Right now, says Libre with obvious admiration, Kachin State has a better functioning government, more development, and better organisation than most areas in the region: “There’s free healthcare and a public golf course – just one dollar per game! Kachin had 24-hour power build by rebels before Rangoon did. Today, the Burmese government buys electrical power from the rebels. People going there for the first time are surprised at how advanced it is.”
However, he notes, the violence is starting to affect the community. “I’ll go back and have a drink or a meal with friends, and I’ll ask, ‘Where’s so-and-so?’ And the reply will be, ‘He’s dead.’ It’s gotten to the point where I’m afraid to ask about anyone who’s not at the table.”
Of course, the violence also has affected Libre’s ability to film what’s going on. One of the more novel methods he used during filming was to attach GoPro cameras to guns of KIA soldiers on the frontlines. The results were mixed, and at times tragic: “Lots of cameras disappeared, and one even went to the grave with a friend who was killed while using it. We never got the footage back.”
Over the six years of filming, many different individuals have emerged, and Libre has let the storyline evolve quite organically. But he has already identified two key narrators. One is a cultural historian in the area who is also a “reverend with a lot to say.” The other is “a sweet old schoolteacher with a very low profile” who, in the late 1950s, taught and became a headmaster at a school in Kachin State. Then, in 1961 when the government centralised everything for the first time, changing everything to Burmese and effectively making it illegal for students to learn in their own languages anymore, “that radicalised him.” The schoolteacher joined the KIO as an administrator and eventually rose up the ranks for his good ideas and leadership skills. Adds Libre: “He’s never picked up a gun, but he’s in many ways the leader of the whole revolution.”
Today, the documentary is in the hands of two talented full-time DAA volunteers, who are in the process of editing down the hours and hours of footage. Libre hopes that the finished product will come out by the end of this year.
In the meantime, Libre, his wife Non, and a fluctuating team of DAA volunteers have been cooking up a number of other projects. Perhaps the most noteworthy is the new DAA centre in Chiang Mai, which they’re currently constructing – brick by handmade adobe brick – in a privately-owned green space not far from the airport.

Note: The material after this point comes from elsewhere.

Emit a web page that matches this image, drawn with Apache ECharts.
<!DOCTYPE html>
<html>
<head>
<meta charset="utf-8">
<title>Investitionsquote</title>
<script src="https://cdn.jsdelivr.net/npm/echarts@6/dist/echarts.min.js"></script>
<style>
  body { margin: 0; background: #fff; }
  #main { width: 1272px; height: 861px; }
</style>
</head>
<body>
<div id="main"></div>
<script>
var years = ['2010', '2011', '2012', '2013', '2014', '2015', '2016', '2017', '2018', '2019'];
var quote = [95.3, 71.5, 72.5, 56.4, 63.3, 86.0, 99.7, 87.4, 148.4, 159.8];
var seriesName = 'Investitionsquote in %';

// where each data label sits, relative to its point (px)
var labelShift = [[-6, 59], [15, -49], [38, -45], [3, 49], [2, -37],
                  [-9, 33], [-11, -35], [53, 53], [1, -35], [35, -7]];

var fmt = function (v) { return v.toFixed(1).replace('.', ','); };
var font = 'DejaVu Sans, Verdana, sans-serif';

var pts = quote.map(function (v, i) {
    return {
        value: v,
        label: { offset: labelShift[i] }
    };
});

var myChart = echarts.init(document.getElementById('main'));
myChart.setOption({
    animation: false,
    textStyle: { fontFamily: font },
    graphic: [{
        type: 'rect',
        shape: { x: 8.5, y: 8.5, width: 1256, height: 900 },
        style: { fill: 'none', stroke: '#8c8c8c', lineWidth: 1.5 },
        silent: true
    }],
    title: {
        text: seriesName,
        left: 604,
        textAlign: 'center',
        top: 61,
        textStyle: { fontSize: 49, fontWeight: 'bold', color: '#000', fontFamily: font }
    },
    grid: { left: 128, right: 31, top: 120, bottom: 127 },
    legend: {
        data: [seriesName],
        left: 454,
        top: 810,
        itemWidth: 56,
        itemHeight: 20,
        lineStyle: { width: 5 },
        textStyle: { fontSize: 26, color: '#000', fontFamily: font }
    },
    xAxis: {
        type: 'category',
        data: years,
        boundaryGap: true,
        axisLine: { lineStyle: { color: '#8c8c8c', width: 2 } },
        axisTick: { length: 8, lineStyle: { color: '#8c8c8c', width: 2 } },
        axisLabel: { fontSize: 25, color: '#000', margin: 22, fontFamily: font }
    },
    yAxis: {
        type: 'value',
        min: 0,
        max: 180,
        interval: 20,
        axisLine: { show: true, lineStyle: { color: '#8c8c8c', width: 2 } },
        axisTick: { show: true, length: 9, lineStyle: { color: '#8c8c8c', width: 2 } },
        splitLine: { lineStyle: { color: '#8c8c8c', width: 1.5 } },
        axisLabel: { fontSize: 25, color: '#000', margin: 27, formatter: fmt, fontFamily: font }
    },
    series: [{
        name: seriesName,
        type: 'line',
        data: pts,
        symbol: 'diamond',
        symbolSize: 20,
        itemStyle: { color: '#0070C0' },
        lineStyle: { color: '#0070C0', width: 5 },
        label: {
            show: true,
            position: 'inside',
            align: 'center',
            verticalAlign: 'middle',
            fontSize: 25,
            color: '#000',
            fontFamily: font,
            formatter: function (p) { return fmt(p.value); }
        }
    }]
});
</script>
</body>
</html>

The new DAA, which is rather ambitiously slated for completion this year as well, will be bigger, greener, more interactive, more comfortable and more sustainable than the current centre, which is located in a small building off Wulai Road. DAA 2.0’s blueprint includes a large space for public film screenings and workshops, housing for resident artists and volunteers, and possibly even a rock climbing wall. There will also be a brand new Pun Pun centre onsite with a restaurant, farmer’s market and organic garden.

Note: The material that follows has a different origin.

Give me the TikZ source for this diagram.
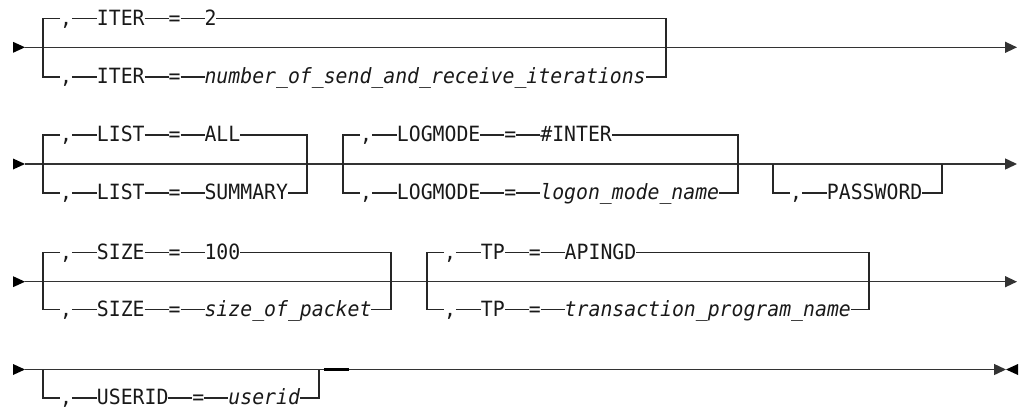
\documentclass[tikz,border=0pt]{standalone}
\usepackage{fontspec}
\newfontfamily\dmono{DejaVu Sans Mono}[FakeStretch=0.943]
\usetikzlibrary{positioning,arrows.meta}
\tikzset{
  tok/.style={inner xsep=0pt, inner ysep=0pt, outer sep=0pt, text height=13.4pt, text depth=0pt, font=\dmono\fontsize{21pt}{23pt}\selectfont, text=black!90},
  ln/.style={draw=black!85, line width=1.1pt},
  mainln/.style={draw=black!80, line width=1.4pt},
  endtip/.style={-{Triangle[length=12pt,width=11pt]}},
}
% branch: name, left x, y, keyword, value
\newcommand{\rrbranch}[5]{%
  \coordinate (#1-l) at (#2,#3);
  \node[tok] (#1-c) at (#2+23,#3) {,};
  \node[tok, right=25pt of #1-c] (#1-k) {#4};
  \node[tok, right=24pt of #1-k] (#1-e) {=};
  \node[tok, right=24pt of #1-e] (#1-v) {#5};
  \draw[ln] (#1-c) -- (#1-k) (#1-k) -- (#1-e) (#1-e) -- (#1-v);
}
% keyword-only branch: name, left x, y, keyword
\newcommand{\rrkbranch}[4]{%
  \coordinate (#1-l) at (#2,#3);
  \node[tok] (#1-c) at (#2+23,#3) {,};
  \node[tok, right=25pt of #1-c] (#1-k) {#4};
  \draw[ln] (#1-c) -- (#1-k);
}
\begin{document}
\begin{tikzpicture}[x=1pt,y=-1pt]
\useasboundingbox (0,0) rectangle (1024,410);

% ---------- Row 1 ----------
\coordinate (s1) at (25,47.3);
\coordinate (e1) at (1017,47.3);
\fill[black] (s1) -- ++(-12,-5.5) -- ++(0,11) -- cycle;
\draw[mainln,endtip] (s1) -- (e1);
\rrbranch{it1}{43}{18.5}{ITER}{2}
\rrbranch{it2}{43}{77}{ITER}{\itshape number\_of\_send\_and\_receive\_iterations}
\coordinate (it1-r) at (666,18.5);
\coordinate (it2-r) at (666,77);
\draw[ln] (it1-c) -- (it1-l) -- (it2-l) -- (it2-c);
\draw[ln] (it1-v) -- (it1-r) -- (it2-r) -- (it2-v);

% ---------- Row 2 ----------
\coordinate (s2) at (25,164);
\coordinate (e2) at (1017,164);
\fill[black] (s2) -- ++(-12,-5.5) -- ++(0,11) -- cycle;
\draw[mainln,endtip] (s2) -- (e2);
\rrbranch{li1}{43}{135}{LIST}{ALL}
\rrbranch{li2}{43}{193}{LIST}{SUMMARY}
\coordinate (li1-r) at (307,135);
\coordinate (li2-r) at (307,193);
\draw[ln] (li1-c) -- (li1-l) -- (li2-l) -- (li2-c);
\draw[ln] (li1-v) -- (li1-r) -- (li2-r) -- (li2-v);

\rrbranch{lm1}{343}{135}{LOGMODE}{\#INTER}
\rrbranch{lm2}{343}{193}{LOGMODE}{\itshape logon\_mode\_name}
\coordinate (lm1-r) at (738,135);
\coordinate (lm2-r) at (738,193);
\draw[ln] (lm1-c) -- (lm1-l) -- (lm2-l) -- (lm2-c);
\draw[ln] (lm1-v) -- (lm1-r) -- (lm2-r) -- (lm2-v);

\rrkbranch{pw}{773}{193}{PASSWORD}
\coordinate (pw-ml) at (773,164);
\coordinate (pw-mr) at (942,164);
\coordinate (pw-r) at (942,193);
\draw[ln] (pw-ml) -- (pw-l) -- (pw-c);
\draw[ln] (pw-k) -- (pw-r) -- (pw-mr);

% ---------- Row 3 ----------
\coordinate (s3) at (25,281.7);
\coordinate (e3) at (1017,281.7);
\fill[black] (s3) -- ++(-12,-5.5) -- ++(0,11) -- cycle;
\draw[mainln,endtip] (s3) -- (e3);
\rrbranch{sz1}{43}{252.3}{SIZE}{100}
\rrbranch{sz2}{43}{309.3}{SIZE}{\itshape size\_of\_packet}
\coordinate (sz1-r) at (391,252.3);
\coordinate (sz2-r) at (391,309.3);
\draw[ln] (sz1-c) -- (sz1-l) -- (sz2-l) -- (sz2-c);
\draw[ln] (sz1-v) -- (sz1-r) -- (sz2-r) -- (sz2-v);

\rrbranch{tp1}{427}{252.3}{TP}{APINGD}
\rrbranch{tp2}{427}{309.3}{TP}{\itshape transaction\_program\_name}
\coordinate (tp1-r) at (869,252.3);
\coordinate (tp2-r) at (869,309.3);
\draw[ln] (tp1-c) -- (tp1-l) -- (tp2-l) -- (tp2-c);
\draw[ln] (tp1-v) -- (tp1-r) -- (tp2-r) -- (tp2-v);

% ---------- Row 4 ----------
\coordinate (s4) at (25,369.5);
\coordinate (e4) at (1006,369.5);
\fill[black] (s4) -- ++(-12,-5.5) -- ++(0,11) -- cycle;
\draw[mainln,endtip] (s4) -- (e4);
\fill[black] (e4) -- ++(12,-5.5) -- ++(0,11) -- cycle;
\rrbranch{us}{43}{398}{USERID}{\itshape userid}
\coordinate (us-ml) at (43,369.5);
\coordinate (us-mr) at (319,369.5);
\coordinate (us-r) at (319,398);
\draw[ln] (us-ml) -- (us-l) -- (us-c);
\draw[ln] (us-v) -- (us-r) -- (us-mr);
\draw[black, line width=2.4pt] (324,369.3) -- (349,369.3);
\end{tikzpicture}
\end{document}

“It’s cool because now it’s kind of coming full circle for me,” says Libre, whose home in Mae Taeng happens to be located just next door to the original Pun Pun. “[Pun Pun founder] Jon was the reason I moved from Isaan to Chiang Mai 11 years ago. Now DAA will have a green space and Pun Pun will move to the city.”
But that’s still not all. Last month, Libre co-produced Chiang Mai’s first ever f28 Month of Photography, a successful assemblage of over 40 photography exhibits all over the city. Simultaneously, he teamed up with Hollywood director Cord Keller and Chiang Mai based producer Chris Lowenstein to start a travelling film school called FilmCoup, providing workshops for students from under-represented communities all over Asia. Oh, and did I mention he also teaches regularly at the photography department of Chiang Mai University?
The bee is still squatting contentedly on Libre’s pant leg as our conversation draws to a close and I ask him, rather disbelieving, where he finds the time to do all of this.
“Well, I have no social life,” he replies.